## Goal:
Write out the material again word for word, dropping any images it holds.

## Data excerpt:

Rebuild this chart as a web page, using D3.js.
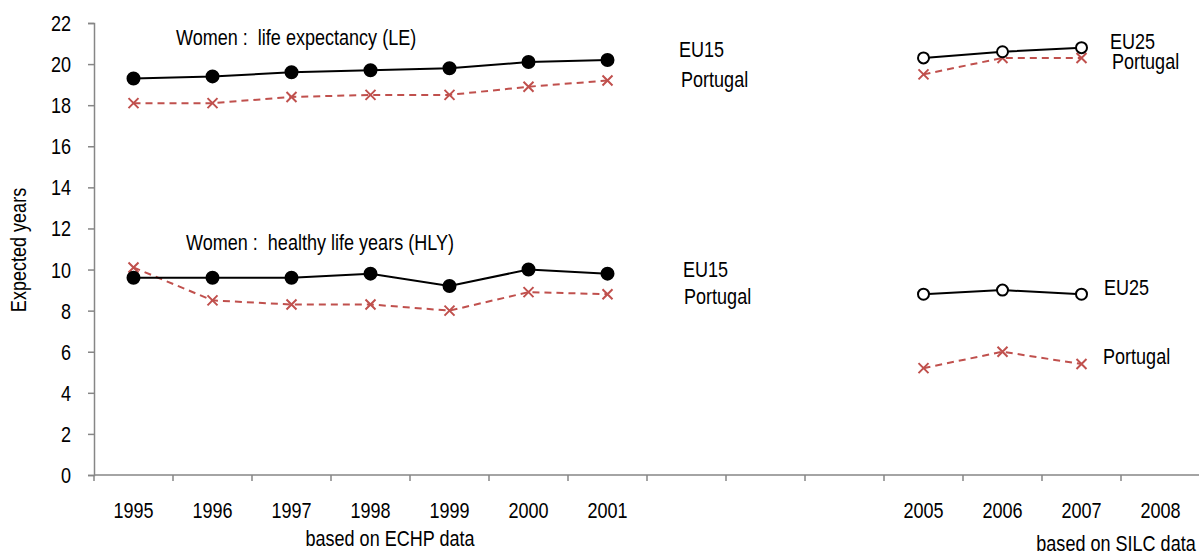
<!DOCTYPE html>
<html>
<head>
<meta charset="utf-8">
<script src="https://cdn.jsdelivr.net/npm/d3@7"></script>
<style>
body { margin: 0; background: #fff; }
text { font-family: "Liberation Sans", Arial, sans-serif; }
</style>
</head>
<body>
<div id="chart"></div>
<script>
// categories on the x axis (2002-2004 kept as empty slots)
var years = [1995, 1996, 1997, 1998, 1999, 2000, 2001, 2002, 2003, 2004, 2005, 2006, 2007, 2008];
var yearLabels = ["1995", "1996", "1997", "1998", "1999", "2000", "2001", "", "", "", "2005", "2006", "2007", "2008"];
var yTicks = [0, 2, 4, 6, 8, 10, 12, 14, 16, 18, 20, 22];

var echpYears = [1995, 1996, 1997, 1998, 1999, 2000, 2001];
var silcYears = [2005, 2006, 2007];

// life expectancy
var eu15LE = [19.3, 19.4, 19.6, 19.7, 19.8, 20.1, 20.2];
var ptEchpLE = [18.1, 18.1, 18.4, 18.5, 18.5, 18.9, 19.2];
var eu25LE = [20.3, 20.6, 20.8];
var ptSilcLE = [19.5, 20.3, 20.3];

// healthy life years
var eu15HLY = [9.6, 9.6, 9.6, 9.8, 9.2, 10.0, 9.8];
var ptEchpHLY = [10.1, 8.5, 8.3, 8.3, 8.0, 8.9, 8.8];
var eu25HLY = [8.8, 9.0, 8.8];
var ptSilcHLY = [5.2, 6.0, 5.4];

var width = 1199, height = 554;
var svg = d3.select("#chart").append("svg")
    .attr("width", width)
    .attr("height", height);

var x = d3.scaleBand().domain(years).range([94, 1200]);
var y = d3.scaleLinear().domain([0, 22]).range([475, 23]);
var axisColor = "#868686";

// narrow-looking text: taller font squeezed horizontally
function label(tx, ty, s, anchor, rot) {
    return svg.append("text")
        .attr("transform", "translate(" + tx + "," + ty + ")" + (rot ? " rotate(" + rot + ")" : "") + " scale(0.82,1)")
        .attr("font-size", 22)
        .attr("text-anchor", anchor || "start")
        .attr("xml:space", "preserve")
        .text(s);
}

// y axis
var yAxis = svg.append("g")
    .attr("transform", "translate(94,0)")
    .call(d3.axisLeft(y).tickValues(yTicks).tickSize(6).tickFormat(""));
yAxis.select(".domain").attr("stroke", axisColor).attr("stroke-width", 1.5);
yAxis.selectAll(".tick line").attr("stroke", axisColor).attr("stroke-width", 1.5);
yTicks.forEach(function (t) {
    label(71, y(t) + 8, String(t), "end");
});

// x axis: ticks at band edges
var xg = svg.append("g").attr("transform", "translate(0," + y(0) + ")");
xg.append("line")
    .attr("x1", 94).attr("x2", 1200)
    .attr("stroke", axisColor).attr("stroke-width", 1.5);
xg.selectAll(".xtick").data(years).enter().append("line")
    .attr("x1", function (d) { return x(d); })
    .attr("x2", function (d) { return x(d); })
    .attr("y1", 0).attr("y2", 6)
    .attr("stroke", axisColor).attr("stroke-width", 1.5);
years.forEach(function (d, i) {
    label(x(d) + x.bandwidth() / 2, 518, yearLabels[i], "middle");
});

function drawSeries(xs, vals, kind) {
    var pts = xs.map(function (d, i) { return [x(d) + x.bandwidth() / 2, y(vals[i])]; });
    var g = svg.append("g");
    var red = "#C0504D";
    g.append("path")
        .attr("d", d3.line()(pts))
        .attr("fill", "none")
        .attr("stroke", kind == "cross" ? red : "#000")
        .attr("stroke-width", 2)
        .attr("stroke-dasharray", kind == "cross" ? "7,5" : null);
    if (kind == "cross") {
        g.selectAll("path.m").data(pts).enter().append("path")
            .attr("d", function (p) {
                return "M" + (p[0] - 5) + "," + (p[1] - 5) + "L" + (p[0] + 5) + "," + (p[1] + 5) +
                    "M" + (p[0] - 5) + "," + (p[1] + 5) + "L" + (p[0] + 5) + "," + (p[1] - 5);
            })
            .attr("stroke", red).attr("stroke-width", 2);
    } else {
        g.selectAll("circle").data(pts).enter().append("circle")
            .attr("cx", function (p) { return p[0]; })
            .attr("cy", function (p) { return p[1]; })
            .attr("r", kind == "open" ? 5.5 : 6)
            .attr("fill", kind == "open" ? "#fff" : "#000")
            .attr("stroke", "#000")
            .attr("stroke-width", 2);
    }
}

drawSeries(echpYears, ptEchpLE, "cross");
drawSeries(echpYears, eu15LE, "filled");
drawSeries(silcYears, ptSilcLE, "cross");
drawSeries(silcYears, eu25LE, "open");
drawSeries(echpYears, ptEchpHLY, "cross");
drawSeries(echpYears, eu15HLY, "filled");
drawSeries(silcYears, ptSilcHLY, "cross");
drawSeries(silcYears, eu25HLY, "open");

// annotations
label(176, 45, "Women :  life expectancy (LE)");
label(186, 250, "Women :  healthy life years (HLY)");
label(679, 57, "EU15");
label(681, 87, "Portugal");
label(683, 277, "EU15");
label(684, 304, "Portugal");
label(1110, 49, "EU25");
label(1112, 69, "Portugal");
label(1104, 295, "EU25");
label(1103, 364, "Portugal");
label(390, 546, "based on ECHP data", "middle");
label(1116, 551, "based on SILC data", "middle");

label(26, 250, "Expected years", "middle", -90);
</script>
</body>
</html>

## Reply:
Rebuild this chart as a web page, using D3.js.
<!DOCTYPE html>
<html>
<head>
<meta charset="utf-8">
<script src="https://cdn.jsdelivr.net/npm/d3@7"></script>
<style>
body { margin: 0; background: #fff; }
text { font-family: "Liberation Sans", Arial, sans-serif; }
</style>
</head>
<body>
<div id="chart"></div>
<script>
// categories on the x axis (2002-2004 kept as empty slots)
var years = [1995, 1996, 1997, 1998, 1999, 2000, 2001, 2002, 2003, 2004, 2005, 2006, 2007, 2008];
var yearLabels = ["1995", "1996", "1997", "1998", "1999", "2000", "2001", "", "", "", "2005", "2006", "2007", "2008"];
var yTicks = [0, 2, 4, 6, 8, 10, 12, 14, 16, 18, 20, 22];

var echpYears = [1995, 1996, 1997, 1998, 1999, 2000, 2001];
var silcYears = [2005, 2006, 2007];

// life expectancy
var eu15LE = [19.3, 19.4, 19.6, 19.7, 19.8, 20.1, 20.2];
var ptEchpLE = [18.1, 18.1, 18.4, 18.5, 18.5, 18.9, 19.2];
var eu25LE = [20.3, 20.6, 20.8];
var ptSilcLE = [19.5, 20.3, 20.3];

// healthy life years
var eu15HLY = [9.6, 9.6, 9.6, 9.8, 9.2, 10.0, 9.8];
var ptEchpHLY = [10.1, 8.5, 8.3, 8.3, 8.0, 8.9, 8.8];
var eu25HLY = [8.8, 9.0, 8.8];
var ptSilcHLY = [5.2, 6.0, 5.4];

var width = 1199, height = 554;
var svg = d3.select("#chart").append("svg")
    .attr("width", width)
    .attr("height", height);

var x = d3.scaleBand().domain(years).range([94, 1200]);
var y = d3.scaleLinear().domain([0, 22]).range([475, 23]);
var axisColor = "#868686";

// narrow-looking text: taller font squeezed horizontally
function label(tx, ty, s, anchor, rot) {
    return svg.append("text")
        .attr("transform", "translate(" + tx + "," + ty + ")" + (rot ? " rotate(" + rot + ")" : "") + " scale(0.82,1)")
        .attr("font-size", 22)
        .attr("text-anchor", anchor || "start")
        .attr("xml:space", "preserve")
        .text(s);
}

// y axis
var yAxis = svg.append("g")
    .attr("transform", "translate(94,0)")
    .call(d3.axisLeft(y).tickValues(yTicks).tickSize(6).tickFormat(""));
yAxis.select(".domain").attr("stroke", axisColor).attr("stroke-width", 1.5);
yAxis.selectAll(".tick line").attr("stroke", axisColor).attr("stroke-width", 1.5);
yTicks.forEach(function (t) {
    label(71, y(t) + 8, String(t), "end");
});

// x axis: ticks at band edges
var xg = svg.append("g").attr("transform", "translate(0," + y(0) + ")");
xg.append("line")
    .attr("x1", 94).attr("x2", 1200)
    .attr("stroke", axisColor).attr("stroke-width", 1.5);
xg.selectAll(".xtick").data(years).enter().append("line")
    .attr("x1", function (d) { return x(d); })
    .attr("x2", function (d) { return x(d); })
    .attr("y1", 0).attr("y2", 6)
    .attr("stroke", axisColor).attr("stroke-width", 1.5);
years.forEach(function (d, i) {
    label(x(d) + x.bandwidth() / 2, 518, yearLabels[i], "middle");
});

function drawSeries(xs, vals, kind) {
    var pts = xs.map(function (d, i) { return [x(d) + x.bandwidth() / 2, y(vals[i])]; });
    var g = svg.append("g");
    var red = "#C0504D";
    g.append("path")
        .attr("d", d3.line()(pts))
        .attr("fill", "none")
        .attr("stroke", kind == "cross" ? red : "#000")
        .attr("stroke-width", 2)
        .attr("stroke-dasharray", kind == "cross" ? "7,5" : null);
    if (kind == "cross") {
        g.selectAll("path.m").data(pts).enter().append("path")
            .attr("d", function (p) {
                return "M" + (p[0] - 5) + "," + (p[1] - 5) + "L" + (p[0] + 5) + "," + (p[1] + 5) +
                    "M" + (p[0] - 5) + "," + (p[1] + 5) + "L" + (p[0] + 5) + "," + (p[1] - 5);
            })
            .attr("stroke", red).attr("stroke-width", 2);
    } else {
        g.selectAll("circle").data(pts).enter().append("circle")
            .attr("cx", function (p) { return p[0]; })
            .attr("cy", function (p) { return p[1]; })
            .attr("r", kind == "open" ? 5.5 : 6)
            .attr("fill", kind == "open" ? "#fff" : "#000")
            .attr("stroke", "#000")
            .attr("stroke-width", 2);
    }
}

drawSeries(echpYears, ptEchpLE, "cross");
drawSeries(echpYears, eu15LE, "filled");
drawSeries(silcYears, ptSilcLE, "cross");
drawSeries(silcYears, eu25LE, "open");
drawSeries(echpYears, ptEchpHLY, "cross");
drawSeries(echpYears, eu15HLY, "filled");
drawSeries(silcYears, ptSilcHLY, "cross");
drawSeries(silcYears, eu25HLY, "open");

// annotations
label(176, 45, "Women :  life expectancy (LE)");
label(186, 250, "Women :  healthy life years (HLY)");
label(679, 57, "EU15");
label(681, 87, "Portugal");
label(683, 277, "EU15");
label(684, 304, "Portugal");
label(1110, 49, "EU25");
label(1112, 69, "Portugal");
label(1104, 295, "EU25");
label(1103, 364, "Portugal");
label(390, 546, "based on ECHP data", "middle");
label(1116, 551, "based on SILC data", "middle");

label(26, 250, "Expected years", "middle", -90);
</script>
</body>
</html>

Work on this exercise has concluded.